= Edward, My Son (play) =

1947 play written by Noel Langley and Robert Morley

Programme cover original production

Edward, My Son is a British play written by Noel Langley and Robert Morley. Its original West End run lasted for 782 performance between 30 May 1947 and 23 April 1949, initially at His Majesty's Theatre and then at the Lyric Theatre. The play portrays the moral decline of a business tycoon, Sir Arnold Holt, who has worked his way up from humble beginnings. Holt's efforts for social advancement are driven by his desire to provide the best for his only son, Edward of the title, who never actually appears.

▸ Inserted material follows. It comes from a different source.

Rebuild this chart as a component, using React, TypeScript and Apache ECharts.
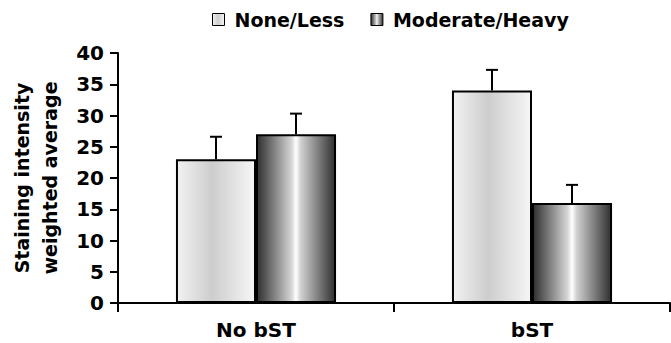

The original cast included Morley himself as Arnold Holt alongside Peggy Ashcroft, Leueen MacGrath and Richard Caldicot. John Clements later took over the lead role from Morley. In 1948 it transferred to Broadway, lasting for 260 performances at the Martin Beck Theatre. The play was selected as one of the best plays of 1948-1949, with an excerpted version published in "The Burns Mantle Best Plays of 1948-1949."

==Original cast==
- Arnold Holt - Robert Morley
- Evelyn Holt - Peggy Ashcroft
- Dr. "Larry" Parker - John Robinson
- Harry Soames - Richard Caldicot
- Dr. Waxman - James Cairncross
- Cunningham - Waldo Sturrey
- Ellerby - Norman Pitt
- Hanray - D.A. Clarke-Smith
- Eileen Perry - Leueen MacGrath
- Mr. Prothero - John Allen
- Montague Burton - James Cairncross
- Summers - Waldo Sturrey
- Phyllis Maxwell - Elspet Gray
- Betty Fowler - Patricia Hicks

==Film adaptation==
In 1949 the play was adapted into a film Edward, My Son directed by George Cukor and starring Spencer Tracy as Holt and Deborah Kerr as his wife. The film was produced by Metro-Goldwyn-Mayer British Studios, and shot at Elstree Studios and on location in London.

==Bibliography==
- Wearing, J.P. The London Stage 1940-1949: A Calendar of Productions, Performers, and Personnel. Rowman & Littlefield, 2014.